▶ WRITTEN PROBLEM
Transcribe only the part of the material below that begins at the line containing "Generate a Python" and ends at the line containing "import plotly.graph_objects as go", with both kept and images left out.

Charts and diagrams as code:
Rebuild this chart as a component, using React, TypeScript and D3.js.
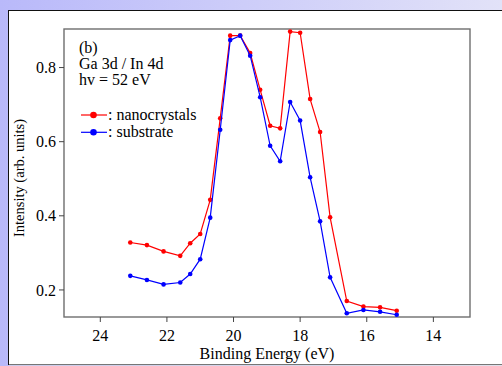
import React from 'react';
import * as d3 from 'd3';

// binding energies (eV), shared by both series
const energies = [
  23.1, 22.6, 22.1, 21.6, 21.3, 21.0, 20.7, 20.4, 20.1, 19.8, 19.5, 19.2,
  18.9, 18.6, 18.3, 18.0, 17.7, 17.4, 17.1, 16.6, 16.1, 15.6, 15.1,
];
const nanocrystals = [
  0.328, 0.321, 0.304, 0.292, 0.326, 0.351, 0.443, 0.663, 0.886, 0.886, 0.839, 0.74,
  0.643, 0.636, 0.897, 0.894, 0.715, 0.626, 0.396, 0.17, 0.155, 0.153, 0.144,
];
const substrate = [
  0.238, 0.227, 0.215, 0.22, 0.243, 0.283, 0.395, 0.632, 0.874, 0.886, 0.832, 0.72,
  0.589, 0.547, 0.707, 0.657, 0.504, 0.385, 0.234, 0.137, 0.146, 0.141, 0.133,
];
const xTicks = [24, 22, 20, 18, 16, 14];
const yTicks = [0.2, 0.4, 0.6, 0.8];
const annotation = ['(b)', 'Ga 3d / In 4d', 'hv = 52 eV'];
const seriesNames = [': nanocrystals', ': substrate'];

const W = 502;
const H = 366;
const left = 64, right = 470, top = 29, bottom = 317;
const font = '"Liberation Serif", "Times New Roman", serif';

const App = () => {
  const x = d3.scaleLinear().domain([25.09, 12.9]).range([left, right]);
  const y = d3.scaleLinear().domain([0.127, 0.904]).range([bottom, top]);
  const line = d3.line<number>()
    .x((_, i) => x(energies[i]))
    .y(d => y(d));

  const series = [
    { name: seriesNames[0], values: nanocrystals, color: '#ff0000' },
    { name: seriesNames[1], values: substrate, color: '#0000ff' },
  ];

  return (
    <svg width={W} height={H} style={{ position: 'fixed', left: 0, top: 0 }} fontFamily={font}>
      <defs>
        <linearGradient id="bg" x1="0" x2="1" y1="0" y2="0">
          <stop offset="0" stopColor="#b9b9fa" />
          <stop offset="1" stopColor="#e2e2f8" />
        </linearGradient>
      </defs>
      <rect width={W} height={H} fill="url(#bg)" />
      <rect x={8.5} y={10.5} width={W} height={354} fill="#fff" stroke="#111" strokeWidth={1} />
      <line x1={9} x2={W} y1={365} y2={365} stroke="#ddd" />

      {/* plot frame */}
      <rect x={left} y={top} width={right - left} height={bottom - top} fill="none" stroke="#6e6e6e" strokeWidth={1.4} />

      {xTicks.map(t => (
        <g key={t} transform={`translate(${x(t)},${bottom})`}>
          <line y2={5} stroke="#444" />
          <text y={23.5} textAnchor="middle" fontSize={16}>{t}</text>
        </g>
      ))}
      {yTicks.map(t => (
        <g key={t} transform={`translate(${left},${y(t)})`}>
          <line x2={-5} stroke="#444" />
          <text x={-8} dy="0.35em" textAnchor="end" fontSize={16}>{t.toFixed(1)}</text>
        </g>
      ))}
      <text x={(left + right) / 2} y={358.5} textAnchor="middle" fontSize={16}>Binding Energy (eV)</text>
      <text transform={`translate(24,${(top + bottom) / 2 + 5}) rotate(-90)`} textAnchor="middle" fontSize={14.5}>
        Intensity (arb. units)
      </text>

      {series.map(s => (
        <g key={s.name}>
          <path d={line(s.values) ?? ''} fill="none" stroke={s.color} strokeWidth={1.2} />
          {s.values.map((v, i) => (
            <circle key={i} cx={x(energies[i])} cy={y(v)} r={2.3} fill={s.color} />
          ))}
        </g>
      ))}

      {annotation.map((t, i) => (
        <text key={t} x={79} y={52.5 + i * 16} fontSize={16}>{t}</text>
      ))}
      {series.map((s, i) => (
        <g key={s.name} transform={`translate(0,${115 + i * 17.3})`}>
          <line x1={81} x2={107} stroke={s.color} strokeWidth={1.2} />
          <circle cx={93.5} r={3.3} fill={s.color} />
          <text x={108} y={4.5} fontSize={16}>{s.name}</text>
        </g>
      ))}
    </svg>
  );
};

export default App;
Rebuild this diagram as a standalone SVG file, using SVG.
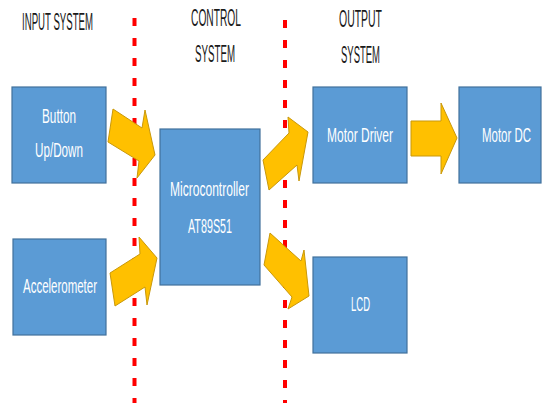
<svg xmlns="http://www.w3.org/2000/svg" width="544" height="403" viewBox="0 0 544 403">
  <style>
    .box { fill: #5B9BD5; stroke: #41719C; stroke-width: 1.2; }
    .lbl { font-family: "Liberation Sans", Arial, sans-serif; font-size: 20px; fill: #FFFFFF; }
    .hdr { font-family: "Liberation Sans", Arial, sans-serif; font-size: 23px; fill: #1A1A1A; }
    .arrow { fill: #FFC000; stroke: #C9980A; stroke-width: 1; stroke-linejoin: miter; }
    .divider { stroke: #FF0000; stroke-width: 4; stroke-dasharray: 8 12; fill: none; }
  </style>

  <rect width="544" height="403" fill="#FFFFFF"/>

  <!-- section headings -->
  <g id="headings">
    <text class="hdr" x="22" y="30" textLength="71" lengthAdjust="spacingAndGlyphs">INPUT SYSTEM</text>
    <text class="hdr" x="191" y="26" textLength="50" lengthAdjust="spacingAndGlyphs">CONTROL</text>
    <text class="hdr" x="195" y="62" textLength="40" lengthAdjust="spacingAndGlyphs">SYSTEM</text>
    <text class="hdr" x="339" y="27" textLength="43" lengthAdjust="spacingAndGlyphs">OUTPUT</text>
    <text class="hdr" x="341" y="63" textLength="39" lengthAdjust="spacingAndGlyphs">SYSTEM</text>
  </g>

  <!-- section dividers -->
  <g id="dividers">
    <line class="divider" x1="134.5" y1="18" x2="134.5" y2="403"/>
    <line class="divider" x1="285" y1="20" x2="285" y2="403"/>
  </g>

  <!-- block arrows between blocks -->
  <g id="connectors">
    <polygon class="arrow" points="113,109 142,128 145,110 155,155 137,178 139,161 108,142"/>
    <polygon class="arrow" points="110,273 140,254 139,237 157,258 147,305 145,287 115,306"/>
    <polygon class="arrow" points="263,160 289,133 288,117 308,132 299,181 297,165 269,190"/>
    <polygon class="arrow" points="270,233 301,261 304,250 309,296 288,309 292,297 264,265"/>
    <polygon class="arrow" points="411,121 441,121 441,103 457,138 441,174 441,156 411,156"/>
  </g>

  <g id="button">
    <rect class="box" x="12" y="87" width="94" height="96"/>
    <text class="lbl" x="42" y="123" textLength="34" lengthAdjust="spacingAndGlyphs">Button</text>
    <text class="lbl" x="35" y="157" textLength="48" lengthAdjust="spacingAndGlyphs">Up/Down</text>
  </g>

  <g id="accelerometer">
    <rect class="box" x="13" y="239" width="93" height="96"/>
    <text class="lbl" x="23" y="293" textLength="74" lengthAdjust="spacingAndGlyphs">Accelerometer</text>
  </g>

  <g id="microcontroller">
    <rect class="box" x="160" y="129" width="100" height="156"/>
    <text class="lbl" x="170" y="196" textLength="79" lengthAdjust="spacingAndGlyphs">Microcontroller</text>
    <text class="lbl" x="188" y="233" textLength="44" lengthAdjust="spacingAndGlyphs">AT89S51</text>
  </g>

  <g id="motor-driver">
    <rect class="box" x="313" y="87" width="94" height="96"/>
    <text class="lbl" x="327" y="142" textLength="66" lengthAdjust="spacingAndGlyphs">Motor Driver</text>
  </g>

  <g id="motor-dc">
    <rect class="box" x="459" y="87" width="82" height="96"/>
    <!-- narrowed horizontally so the label stays inside the right-hand block -->
    <text class="lbl" transform="translate(482,142) scale(0.56,1)" x="0" y="0" textLength="87.5" lengthAdjust="spacingAndGlyphs">Motor DC</text>
  </g>

  <g id="lcd">
    <rect class="box" x="313" y="257" width="94" height="96"/>
    <text class="lbl" x="351" y="311" textLength="19" lengthAdjust="spacingAndGlyphs">LCD</text>
  </g>
</svg>
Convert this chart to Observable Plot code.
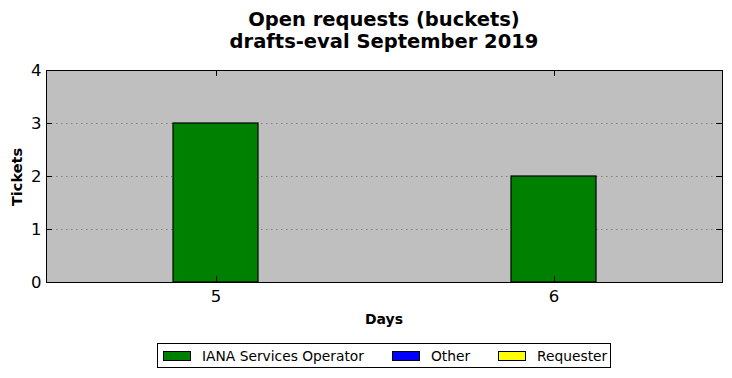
<!DOCTYPE html>
<html>
<head>
<meta charset="utf-8">
<script src="https://cdn.jsdelivr.net/npm/d3@7"></script>
<script src="https://cdn.jsdelivr.net/npm/@observablehq/plot@0.6"></script>
<style>
  html, body { margin: 0; padding: 0; background: #fff; }
  #wrap { position: relative; width: 732px; height: 378px; font-family: "DejaVu Sans", sans-serif; }
  .title { position: absolute; left: 46px; width: 676px; text-align: center; font-weight: bold; font-size: 19.5px; color: #000; line-height: 22px; white-space: nowrap; }
  .ylab { position: absolute; left: 17px; top: 177px; transform: translate(-50%, -50%) rotate(-90deg); font-weight: bold; font-size: 14.5px; white-space: nowrap; }
  .xlab { position: absolute; left: 384px; top: 319px; transform: translate(-50%, -50%); font-weight: bold; font-size: 14px; }
  #legend { position: absolute; left: 157px; top: 343px; width: 452px; height: 23px; border: 1px solid #000; font-size: 13.8px; }
  #legend .item { position: absolute; top: 0; height: 23px; display: flex; align-items: center; white-space: nowrap; }
  #legend .sw { width: 26px; height: 8px; border: 1px solid #000; margin-right: 11px; flex-shrink: 0; }
  svg { position: absolute; left: 0; top: 0; }
</style>
</head>
<body>
<div id="wrap">
  <div class="title" style="top:9px">Open requests (buckets)</div>
  <div class="title" style="top:31px">drafts-eval September 2019</div>
  <div class="ylab">Tickets</div>
  <div class="xlab">Days</div>
  <div id="legend"></div>
</div>
<script>
const days = ["5", "6"];
const series = ["IANA Services Operator", "Other", "Requester"];
const colors = ["#008000", "#0000ff", "#ffff00"];
const ianaValues = [3, 2];
const otherValues = [0, 0];
const requesterValues = [0, 0];
const yTicks = [0, 1, 2, 3, 4];
const gridTicks = [1, 2, 3];

const valuesBySeries = [ianaValues, otherValues, requesterValues];
const data = [];
series.forEach((s, si) => days.forEach((d, di) => data.push({day: d, series: s, value: valuesBySeries[si][di]})));

// inward tick marks, drawn from the plot's own scales
function inwardTicks(index, scales, values, dim) {
  const g = d3.create("svg:g").attr("stroke", "#000").attr("stroke-width", 1);
  const L = dim.marginLeft, R = dim.width - dim.marginRight;
  const T = dim.marginTop, B = dim.height - dim.marginBottom;
  const len = 6;
  for (const t of yTicks) {
    const y = Math.round(scales.y(t)) + 0.5;
    g.append("line").attr("x1", L).attr("x2", L + len).attr("y1", y).attr("y2", y);
    g.append("line").attr("x1", R).attr("x2", R - len).attr("y1", y).attr("y2", y);
  }
  const bw = scales.x.bandwidth ? scales.x.bandwidth() : 0;
  for (const d of days) {
    const x = Math.round(scales.x(d) + bw / 2) + 0.5;
    g.append("line").attr("x1", x).attr("x2", x).attr("y1", B).attr("y2", B - len);
    g.append("line").attr("x1", x).attr("x2", x).attr("y1", T).attr("y2", T + len);
  }
  return g.node();
}

const chart = Plot.plot({
  width: 732,
  height: 378,
  marginTop: 70,
  marginBottom: 96,
  marginLeft: 46,
  marginRight: 10,
  style: {fontFamily: "DejaVu Sans, sans-serif", fontSize: "16.5px", background: "transparent", overflow: "visible", color: "#000"},
  x: {type: "band", domain: days, paddingInner: 0.749, paddingOuter: 0.3745, label: null},
  y: {domain: [0, 4], label: null},
  color: {domain: series, range: colors},
  marks: [
    Plot.frame({fill: "#bfbfbf", stroke: null}),
    Plot.ruleY(gridTicks, {stroke: "#808080", strokeDasharray: "1.5,3.5", strokeWidth: 1}),
    Plot.barY(data.filter(d => d.value > 0), {x: "day", y: "value", fill: "series", stroke: "#000", strokeWidth: 1.2, inset: 0}),
    Plot.axisY({ticks: yTicks, tickFormat: d3.format("d"), tickSize: 0, tickPadding: 5, fontSize: 16.5, label: null}),
    Plot.axisX({tickSize: 0, tickPadding: 8, fontSize: 16.5, label: null}),
    inwardTicks,
    Plot.frame({stroke: "#000", strokeWidth: 1})
  ]
});
document.getElementById("wrap").appendChild(chart);

const legend = document.getElementById("legend");
const legendLeft = [5, 234, 340];
series.forEach((s, i) => {
  const item = document.createElement("div");
  item.className = "item";
  item.style.left = legendLeft[i] + "px";
  const sw = document.createElement("div");
  sw.className = "sw";
  sw.style.background = colors[i];
  const label = document.createElement("span");
  label.textContent = s;
  item.appendChild(sw);
  item.appendChild(label);
  legend.appendChild(item);
});
</script>
</body>
</html>
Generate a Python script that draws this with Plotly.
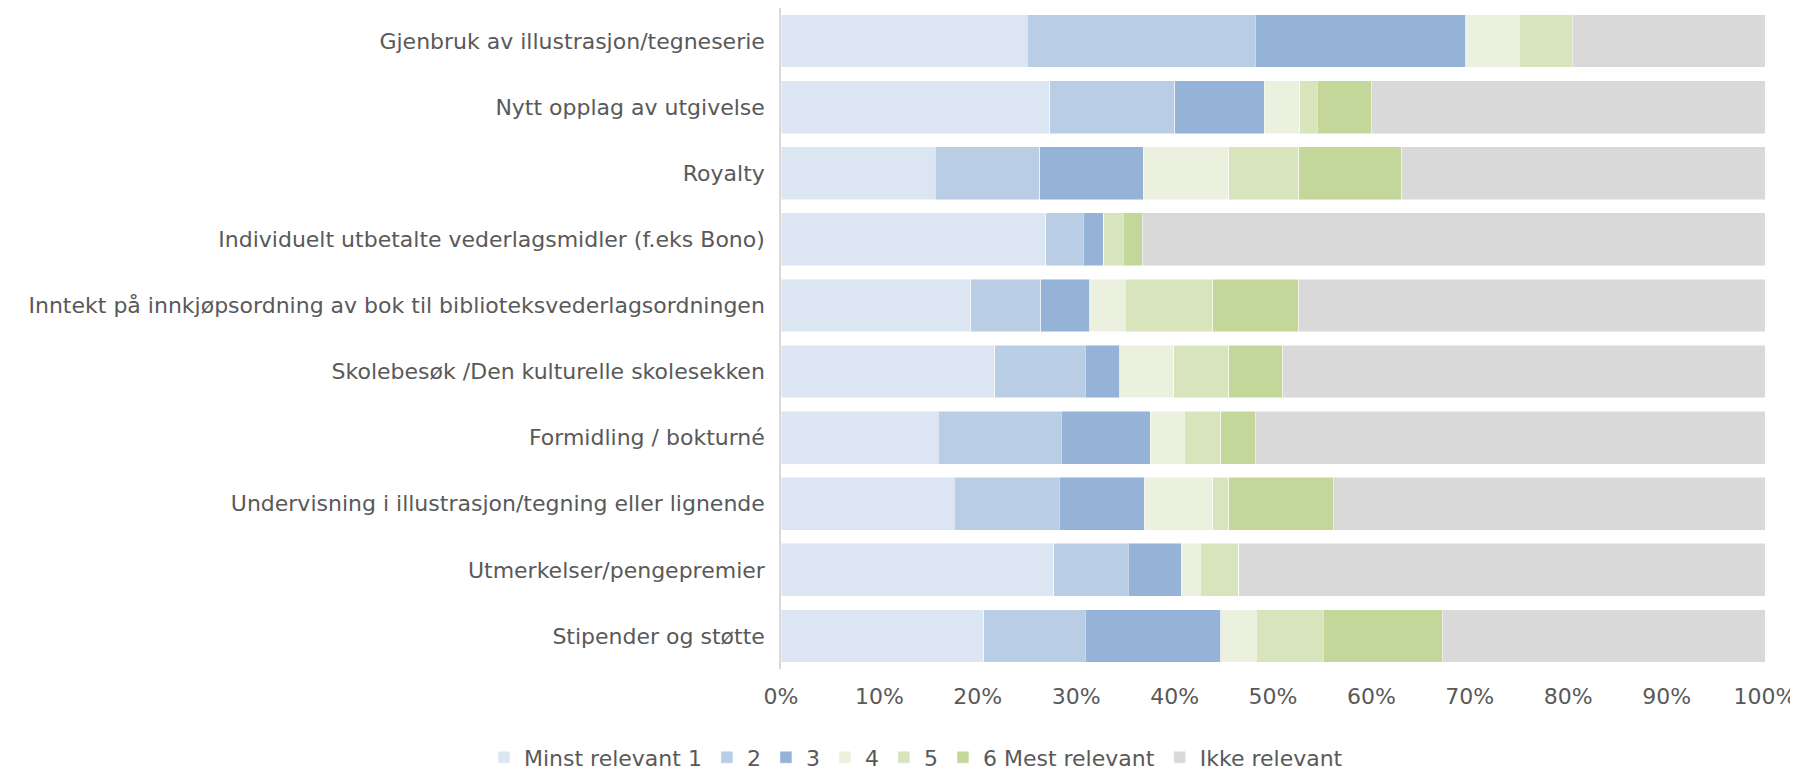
import plotly.graph_objects as go

categories = [
    "Gjenbruk av illustrasjon/tegneserie",
    "Nytt opplag av utgivelse",
    "Royalty",
    "Individuelt utbetalte vederlagsmidler (f.eks Bono)",
    "Inntekt på innkjøpsordning av bok til biblioteksvederlagsordningen",
    "Skolebesøk /Den kulturelle skolesekken",
    "Formidling / bokturné",
    "Undervisning i illustrasjon/tegning eller lignende",
    "Utmerkelser/pengepremier",
    "Stipender og støtte",
]

minst_1 = [25.0, 27.3, 15.7, 26.9, 19.3, 21.7, 16.0, 17.6, 27.7, 20.6]
val_2 = [23.2, 12.7, 10.6, 3.8, 7.1, 9.2, 12.5, 10.7, 7.6, 10.3]
val_3 = [21.4, 9.1, 10.5, 2.1, 5.0, 3.5, 9.0, 8.6, 5.4, 13.8]
val_4 = [5.4, 3.6, 8.7, 0.0, 3.6, 5.5, 3.5, 7.0, 1.9, 3.6]
val_5 = [5.4, 1.8, 7.1, 2.0, 8.9, 5.6, 3.7, 1.6, 3.9, 6.8]
mest_6 = [0.0, 5.5, 10.5, 1.9, 8.7, 5.5, 3.5, 10.6, 0.0, 12.1]
ikke = [19.6, 40.0, 36.9, 63.3, 47.4, 49.0, 51.8, 43.9, 53.5, 32.8]

series_names = ["Minst relevant 1", "2", "3", "4", "5", "6 Mest relevant", "Ikke relevant"]
series_values = [minst_1, val_2, val_3, val_4, val_5, mest_6, ikke]
colors = ["#DCE6F2", "#B9CDE5", "#95B3D7", "#EBF1DE", "#D8E4BC", "#C4D79B", "#D9D9D9"]

FONT = "DejaVu Sans"
TEXT = "#595959"

fig = go.Figure()
for name, vals, col in zip(series_names, series_values, colors):
    fig.add_trace(
        go.Bar(
            y=categories,
            x=vals,
            name=name,
            orientation="h",
            marker=dict(color=col, line=dict(color="rgba(255,255,255,0.6)", width=0.8)),
            hovertemplate="%{y}: %{x:.1f}%<extra>" + name + "</extra>",
        )
    )

fig.update_layout(
    width=1798,
    height=771,
    barmode="stack",
    bargap=0.2,
    plot_bgcolor="white",
    paper_bgcolor="white",
    margin=dict(l=773, r=41, t=0, b=110),
    font=dict(family=FONT, size=22, color=TEXT),
    legend=dict(
        orientation="h",
        xref="container",
        yref="container",
        x=0.505,
        xanchor="center",
        y=0.028,
        yanchor="middle",
        traceorder="normal",
        font=dict(family=FONT, size=22, color=TEXT),
        itemwidth=30,
    ),
)
fig.update_xaxes(
    range=[0, 100],
    dtick=10,
    ticksuffix="%",
    showgrid=False,
    zeroline=False,
    showline=False,
    ticklabelstandoff=12,
    tickfont=dict(family=FONT, size=22, color=TEXT),
)
fig.update_yaxes(
    autorange="reversed",
    showgrid=False,
    showline=True,
    linecolor="#D9D9D9",
    linewidth=1.5,
    ticks="",
    ticklabelstandoff=10,
    tickfont=dict(family=FONT, size=22, color=TEXT),
)

fig.write_html("out.html")
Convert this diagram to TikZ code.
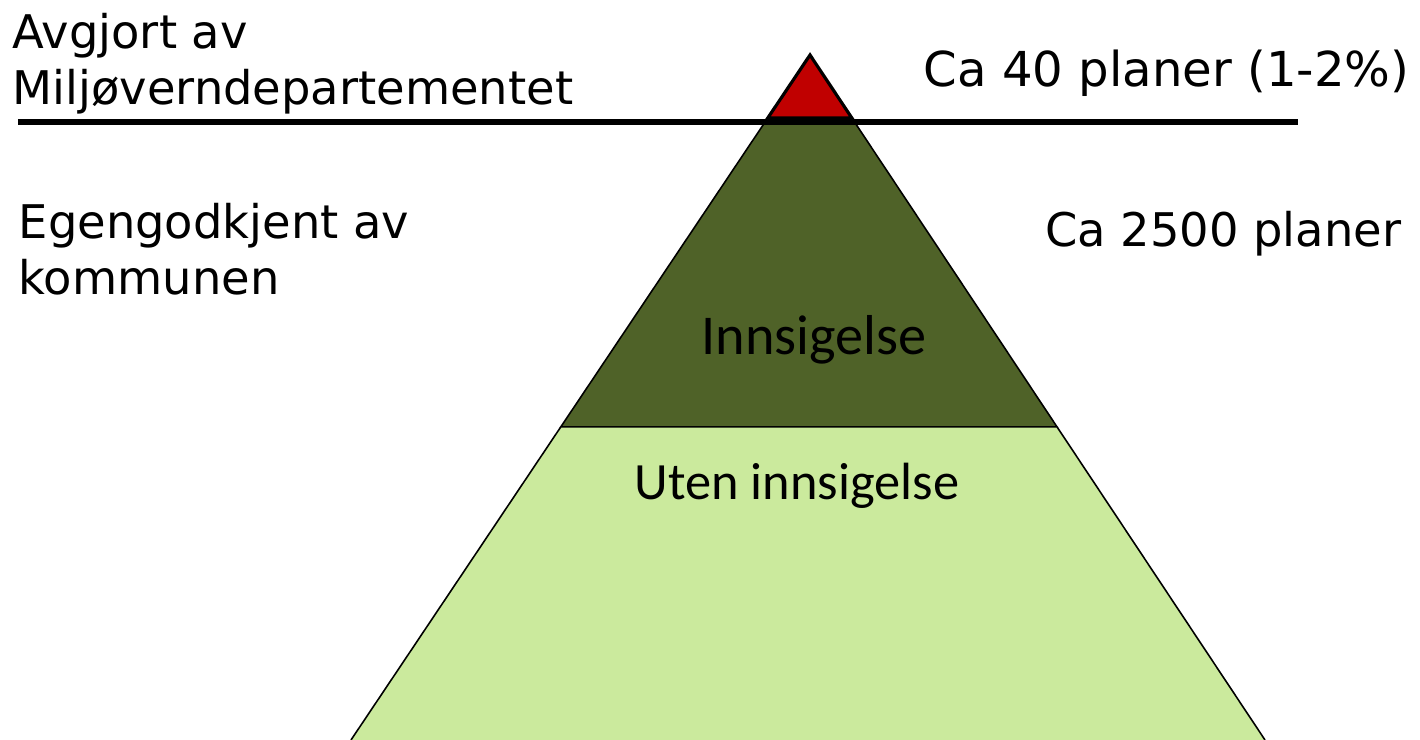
\documentclass[tikz,border=0pt]{standalone}
\usepackage{fontspec}
\newfontfamily\sidefont{DejaVu Sans}
\newfontfamily\tierfont{Carlito}
\usetikzlibrary{calc}

\definecolor{topred}{HTML}{C00000}
\definecolor{midgreen}{HTML}{4F6228}
\definecolor{lowgreen}{HTML}{CBEA9D}

\tikzset{
    sidetext/.style={inner sep=0pt, align=left, font=\sidefont\fontsize{13.2}{15.8}\selectfont},
    tiertext/.style={inner sep=0pt, font=\tierfont},
    tier/.style={draw=black, line width=0.45pt, line join=miter}
}

\begin{document}
\begin{tikzpicture}
            \useasboundingbox (0,0) rectangle (14.2,7.4);

            % Pyramid corners
            \coordinate (apex) at (8.10,6.85);
            \coordinate (bl) at (3.51,0);
            \coordinate (br) at (12.65,0);
            \coordinate (tl) at ($(apex)!0.092!(bl)$);
            \coordinate (tr) at ($(apex)!0.092!(br)$);
            \coordinate (ml) at ($(apex)!0.543!(bl)$);
            \coordinate (mr) at ($(apex)!0.543!(br)$);

            % Bottom tier
            \fill[lowgreen] (ml) -- (mr) -- (br) -- (bl) -- cycle;
            \draw[tier] (ml) -- (bl) (mr) -- (br);
            % Middle tier
            \filldraw[tier, fill=midgreen] (tl) -- (tr) -- (mr) -- (ml) -- cycle;
            % Top tier
            \filldraw[fill=topred, draw=black, line width=0.9pt] (apex) -- (tr) -- (tl) -- cycle;

            % Dividing line
            \coordinate (lineL) at (0.18,6.18);
            \coordinate (lineR) at (12.98,6.18);
            \draw[line width=1.7pt] (lineL) -- (lineR);

            % Tier labels
            \node[tiertext, font=\tierfont\fontsize{16}{19}\selectfont, anchor=base] (innsigelse) at (8.14,3.85) {Innsigelse};
            \node[tiertext, font=\tierfont\fontsize{14.9}{18}\selectfont, anchor=base] (uten) at (7.97,2.40) {Uten innsigelse};

            % Side labels
            \node[sidetext, anchor=north west] (avgjort) at (0.12,7.27) {Avgjort av\\Miljøverndepartementet};
            \node[sidetext, anchor=north west] (egen) at (0.18,5.37) {Egengodkjent av\\kommunen};
            \node[sidetext, font=\sidefont\fontsize{13.7}{16}\selectfont, anchor=base east] (ca40) at (14.10,6.53) {Ca 40 planer (1-2\%)};
            \node[sidetext, anchor=base east] (ca2500) at (14.02,4.93) {Ca 2500 planer};
        \end{tikzpicture}
\end{document}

▶ EXERCISE RESULT
Generate a Python script that draws this with Plotly.
import plotly.graph_objects as go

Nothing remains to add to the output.